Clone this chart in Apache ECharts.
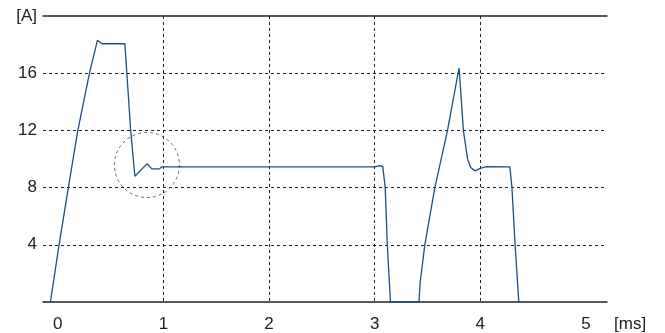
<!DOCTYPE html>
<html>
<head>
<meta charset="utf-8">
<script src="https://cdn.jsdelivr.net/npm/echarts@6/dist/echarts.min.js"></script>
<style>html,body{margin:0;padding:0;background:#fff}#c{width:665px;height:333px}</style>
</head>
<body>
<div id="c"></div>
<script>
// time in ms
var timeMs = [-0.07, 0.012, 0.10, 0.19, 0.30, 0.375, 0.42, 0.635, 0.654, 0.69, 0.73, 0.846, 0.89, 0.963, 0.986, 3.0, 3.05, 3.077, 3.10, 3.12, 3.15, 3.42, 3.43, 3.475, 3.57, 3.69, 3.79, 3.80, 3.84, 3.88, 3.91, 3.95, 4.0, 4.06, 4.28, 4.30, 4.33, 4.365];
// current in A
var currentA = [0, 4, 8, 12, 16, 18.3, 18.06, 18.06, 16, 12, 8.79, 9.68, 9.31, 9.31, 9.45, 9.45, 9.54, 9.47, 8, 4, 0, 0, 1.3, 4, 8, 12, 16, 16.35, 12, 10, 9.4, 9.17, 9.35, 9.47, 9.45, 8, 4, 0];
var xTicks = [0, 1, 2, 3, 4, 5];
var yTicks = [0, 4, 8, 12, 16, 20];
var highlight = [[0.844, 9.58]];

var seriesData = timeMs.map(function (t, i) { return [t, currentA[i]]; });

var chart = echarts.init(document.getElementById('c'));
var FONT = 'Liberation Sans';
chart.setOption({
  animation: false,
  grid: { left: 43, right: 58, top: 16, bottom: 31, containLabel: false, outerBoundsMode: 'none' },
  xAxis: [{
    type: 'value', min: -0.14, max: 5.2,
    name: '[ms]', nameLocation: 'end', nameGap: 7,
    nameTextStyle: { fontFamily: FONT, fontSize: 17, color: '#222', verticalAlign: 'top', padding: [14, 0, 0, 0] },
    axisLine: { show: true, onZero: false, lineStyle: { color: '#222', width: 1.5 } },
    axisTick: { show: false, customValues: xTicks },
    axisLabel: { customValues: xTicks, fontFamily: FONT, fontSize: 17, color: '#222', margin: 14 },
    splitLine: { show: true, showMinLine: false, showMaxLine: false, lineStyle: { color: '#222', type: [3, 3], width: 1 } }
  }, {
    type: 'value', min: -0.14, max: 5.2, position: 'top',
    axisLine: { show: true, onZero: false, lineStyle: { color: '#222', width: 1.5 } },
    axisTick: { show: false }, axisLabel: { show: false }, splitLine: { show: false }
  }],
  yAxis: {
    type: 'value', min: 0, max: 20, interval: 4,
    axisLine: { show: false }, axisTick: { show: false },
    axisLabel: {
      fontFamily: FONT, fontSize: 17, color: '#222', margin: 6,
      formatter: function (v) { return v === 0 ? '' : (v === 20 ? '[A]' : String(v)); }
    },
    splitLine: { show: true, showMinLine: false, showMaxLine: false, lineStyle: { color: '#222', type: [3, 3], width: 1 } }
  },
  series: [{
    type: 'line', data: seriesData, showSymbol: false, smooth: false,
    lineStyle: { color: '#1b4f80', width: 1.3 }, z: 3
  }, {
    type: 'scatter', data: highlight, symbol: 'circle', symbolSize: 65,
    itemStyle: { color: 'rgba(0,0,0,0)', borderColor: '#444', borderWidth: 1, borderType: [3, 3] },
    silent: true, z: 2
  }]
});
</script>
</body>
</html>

» TO BE DONE:
Copy out the whole listing exactly, and don't carry over any pictures.

» TASK SOLUTION:
Clone this chart in Apache ECharts.
<!DOCTYPE html>
<html>
<head>
<meta charset="utf-8">
<script src="https://cdn.jsdelivr.net/npm/echarts@6/dist/echarts.min.js"></script>
<style>html,body{margin:0;padding:0;background:#fff}#c{width:665px;height:333px}</style>
</head>
<body>
<div id="c"></div>
<script>
// time in ms
var timeMs = [-0.07, 0.012, 0.10, 0.19, 0.30, 0.375, 0.42, 0.635, 0.654, 0.69, 0.73, 0.846, 0.89, 0.963, 0.986, 3.0, 3.05, 3.077, 3.10, 3.12, 3.15, 3.42, 3.43, 3.475, 3.57, 3.69, 3.79, 3.80, 3.84, 3.88, 3.91, 3.95, 4.0, 4.06, 4.28, 4.30, 4.33, 4.365];
// current in A
var currentA = [0, 4, 8, 12, 16, 18.3, 18.06, 18.06, 16, 12, 8.79, 9.68, 9.31, 9.31, 9.45, 9.45, 9.54, 9.47, 8, 4, 0, 0, 1.3, 4, 8, 12, 16, 16.35, 12, 10, 9.4, 9.17, 9.35, 9.47, 9.45, 8, 4, 0];
var xTicks = [0, 1, 2, 3, 4, 5];
var yTicks = [0, 4, 8, 12, 16, 20];
var highlight = [[0.844, 9.58]];

var seriesData = timeMs.map(function (t, i) { return [t, currentA[i]]; });

var chart = echarts.init(document.getElementById('c'));
var FONT = 'Liberation Sans';
chart.setOption({
  animation: false,
  grid: { left: 43, right: 58, top: 16, bottom: 31, containLabel: false, outerBoundsMode: 'none' },
  xAxis: [{
    type: 'value', min: -0.14, max: 5.2,
    name: '[ms]', nameLocation: 'end', nameGap: 7,
    nameTextStyle: { fontFamily: FONT, fontSize: 17, color: '#222', verticalAlign: 'top', padding: [14, 0, 0, 0] },
    axisLine: { show: true, onZero: false, lineStyle: { color: '#222', width: 1.5 } },
    axisTick: { show: false, customValues: xTicks },
    axisLabel: { customValues: xTicks, fontFamily: FONT, fontSize: 17, color: '#222', margin: 14 },
    splitLine: { show: true, showMinLine: false, showMaxLine: false, lineStyle: { color: '#222', type: [3, 3], width: 1 } }
  }, {
    type: 'value', min: -0.14, max: 5.2, position: 'top',
    axisLine: { show: true, onZero: false, lineStyle: { color: '#222', width: 1.5 } },
    axisTick: { show: false }, axisLabel: { show: false }, splitLine: { show: false }
  }],
  yAxis: {
    type: 'value', min: 0, max: 20, interval: 4,
    axisLine: { show: false }, axisTick: { show: false },
    axisLabel: {
      fontFamily: FONT, fontSize: 17, color: '#222', margin: 6,
      formatter: function (v) { return v === 0 ? '' : (v === 20 ? '[A]' : String(v)); }
    },
    splitLine: { show: true, showMinLine: false, showMaxLine: false, lineStyle: { color: '#222', type: [3, 3], width: 1 } }
  },
  series: [{
    type: 'line', data: seriesData, showSymbol: false, smooth: false,
    lineStyle: { color: '#1b4f80', width: 1.3 }, z: 3
  }, {
    type: 'scatter', data: highlight, symbol: 'circle', symbolSize: 65,
    itemStyle: { color: 'rgba(0,0,0,0)', borderColor: '#444', borderWidth: 1, borderType: [3, 3] },
    silent: true, z: 2
  }]
});
</script>
</body>
</html>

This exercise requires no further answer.